We obtain a rough estimate of the built-in electric field strength by considering the work function difference at the junction, following the procedure in [88]. As the work function of ZrSiS is unknown, we first extract an average work function of tip (t) and sample (s) $\mathop{\phi }\limits^{̅}=\tfrac{1}{2}\left({\phi }_{{\rm{s}}}+{\phi }_{{\rm{t}}}\right)$ by fitting $I(z)={I}_{0}{e}^{-2\kappa z}$ to the exponential dependence of the tunneling current in figure 3(B), where $\kappa =\sqrt{2m\mathop{\phi }\limits^{̅}}/{\rm{ \hbar }}$ and m the free electron mass. We find $\kappa =1.04$ ${\mathring{\rm A} }^{-1}$ and $\mathop{\phi }\limits^{̅}=$ 4.16 eV. Further assuming the work function of a gold-coated Pt/Ir tip, (ϕ_tip = 5.3 eV [90]), we estimate ϕ_s = 3.02 eV for ZrSiS, comparable with the work functions of both Zr and Si [92]. Hence, for a typical tip-sample separation of $z$ = 1 nm and work function difference Δϕ = ϕ_s – ϕ_t = 2.28 eV, we estimate an electric field of ${F}_{z}{\rm{\approx }}2$ V nm⁻¹ applied at zero bias. We do note that this electric field estimate is substantially smaller compared to the assumptions made in the theoretical calculations. However, this discrepancy is consistent with previous demonstrations of the tip-induced electric field effect [88]. Also, our simplified estimate of the built-in electric field relies on the assumption of a planar tip-sample junction and should thus be considered a lower bound to the field strength. Indeed, the atomically sharp probe of the STM may be expected to lead to a considerable enhancement of the electric field strength in the region directly underneath the tip's apex where the LDOS is probed [91].
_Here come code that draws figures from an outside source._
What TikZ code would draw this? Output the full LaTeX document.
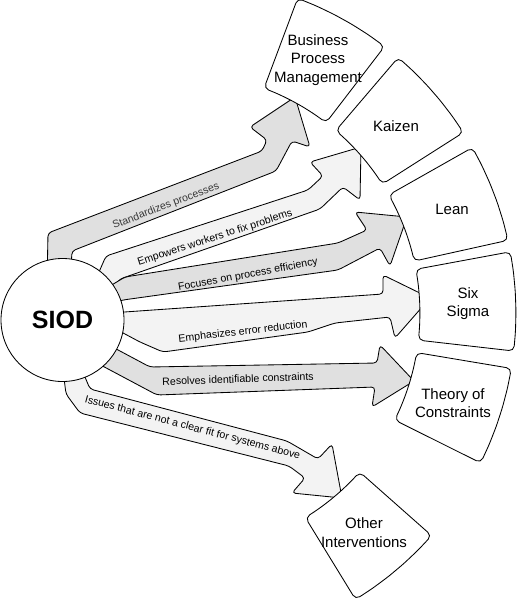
\documentclass[tikz,border=0pt]{standalone}
\usepackage{fontspec}
\setmainfont{Liberation Sans}
\usetikzlibrary{calc}
\definecolor{fdark}{HTML}{E0E0E0}
\definecolor{flight}{HTML}{F3F3F3}
\newcommand\drawsector[2]{%
  \draw[sect] plot[domain=#1:#2, samples=6] ({180+240*cos(\x)},{313-240*sin(\x)})
    -- plot[domain=#2:#1, samples=6] ({180+336*cos(\x)},{313-336*sin(\x)}) -- cycle;}
\begin{document}
\begin{tikzpicture}[x=1pt,y=-1pt,
  fatarrow/.style={draw=black, line width=0.85pt, line join=round, rounded corners=3.5pt},
  lbl/.style={font=\fontsize{10.6}{12}\selectfont, inner sep=0pt},
  boxtxt/.style={font=\fontsize{15}{18.5}\selectfont, align=center, inner sep=0pt},
  sect/.style={draw=black, fill=white, line width=0.85pt, rounded corners=5pt}]
\useasboundingbox (0,0) rectangle (520,600);
% fat arrows
\draw[fatarrow, fill=fdark] (47,285) -- (48,233) -- (262,151) -- (267,140) -- (250,127) -- (295,97)
  -- (310,147) -- (292,141) -- (276,171) -- (72,251) -- (70,285) -- cycle;
\draw[fatarrow, fill=flight] (92,288) -- (106,256) -- (308,190) -- (323,176) -- (310,162) -- (361,147)
  -- (360,200) -- (343,187) -- (320,209) -- (120,279) -- (104,298) -- cycle;
\draw[fatarrow, fill=fdark] (100,292) -- (125,277) -- (338,243) -- (367,230) -- (355,212) -- (407,217)
  -- (390,266) -- (380,248) -- (338,270) -- (123,300) -- (100,306) -- cycle;
\draw[fatarrow, fill=flight] (110,313) -- (383,294) -- (383,275) -- (430,298) -- (395,338) -- (390,317)
  -- (335,323) -- (308,332) -- (163,352) -- (140,342) -- (110,326) -- cycle;
\draw[fatarrow, fill=fdark] (105,343) -- (150,367) -- (377,363) -- (380,345) -- (414,381) -- (372,407)
  -- (375,387) -- (157,395) -- (95,362) -- cycle;
\draw[fatarrow, fill=flight] (80,365) -- (90,389) -- (287,441) -- (318,459) -- (332,444) -- (342,498)
  -- (292,493) -- (305,478) -- (289,466) -- (80,413) -- (66,394) -- (63,370) -- cycle;
% target sectors
\drawsector{52.5}{69.5}
\drawsector{32.5}{49.5}
\drawsector{12.5}{29.5}
\drawsector{-6.5}{10.5}
\drawsector{-26.5}{-9.5}
\drawsector{-58.5}{-41.5}
\node[boxtxt] (bpm) at (318,60) {Business\\Process\\Management};
\node[boxtxt] (kaizen) at (396,126) {Kaizen};
\node[boxtxt] (lean) at (452,209) {Lean};
\node[boxtxt] (six) at (468,303.5) {Six\\Sigma};
\node[boxtxt] (toc) at (453,403) {Theory of\\Constraints};
\node[boxtxt] (other) at (364,532.5) {Other\\Interventions};
% source
\node[circle, draw=black, fill=white, line width=0.85pt, minimum size=123pt, inner sep=0pt,
  font=\bfseries\fontsize{25}{30}\selectfont] (siod) at (62.5,320) {SIOD};
% labels
\node[lbl, rotate=21, text=black!78] (l1) at (166,206) {Standardizes processes};
\node[lbl, rotate=18] (l2) at (215,238) {Empowers workers to fix problems};
\node[lbl, rotate=10.5] (l3) at (248,275) {Focuses on process efficiency};
\node[lbl, rotate=6.5] (l4) at (243,332) {Emphasizes error reduction};
\node[lbl, rotate=2] (l5) at (238,379) {Resolves identifiable constraints};
\node[lbl, rotate=-14.8] (l6) at (192.5,428) {Issues that are not a clear fit for systems above};
\end{tikzpicture}
\end{document}
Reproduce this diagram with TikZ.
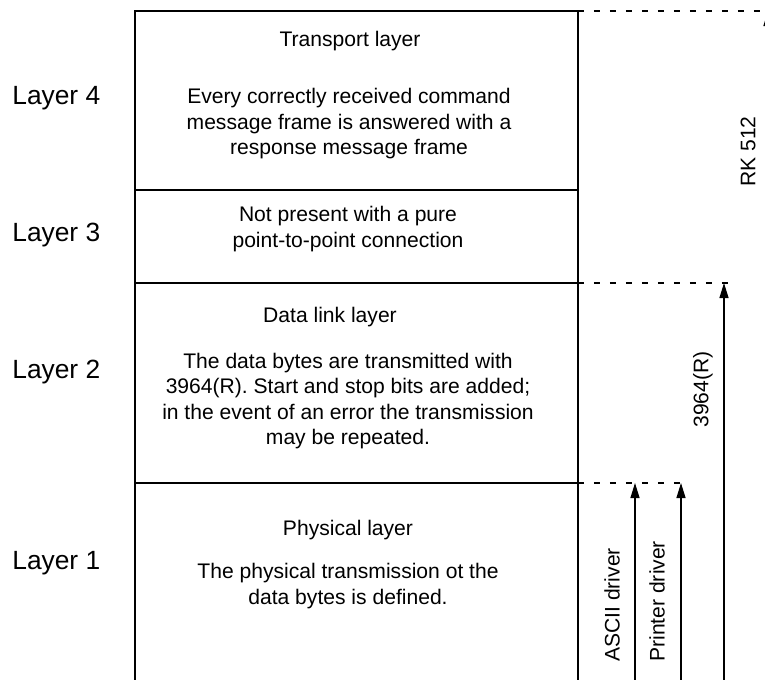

Finally, we focus on the narrow suppression of the LDOS observed in figure 3(B) near E = E_F. A close-up of this feature and its tip-height dependence is shown in figure 3(C). The position of the LDOS minimum V_c of the suppression and its width ${\rm{\Delta }}$ are plotted in figure 3(D), respectively, as extracted from Gaussian fits (solid lines in figure 3(C)). We observe a clear shift of V_c and widening of the LDOS suppression as the tip approaches the surface (solid and dashed lines are guides to the eye). Comparing to our DFT model (figure 3(B)), we interpret the feature observed in figure 3(C) as a spin–orbit induced avoided crossing that causes the formation of a soft energy gap to near the $\mathop{X}\limits^{̅}$-point (see inset to figure 3(B) comparing DFT with and without SOC). We find that ${\rm{\Delta }}$ can be tuned between 30 meV and 85 meV, nearly tripling over the range of tip heights probed. For the asymptotic limit at a large tip-sample distance (and hence zero electric fields), we extract a spin–orbit gap ${\rm{\Delta }}\,$= 20 meV, in good agreement with our DFT predictions (${\rm{\Delta }}\,$= 11.6 meV), as well as with previous ARPES-based measurements (${\rm{\Delta }}\,$= 10 meV) [48, 49], confirming that the change in the spin–orbit gap in our sample is indeed due to the applied electric field.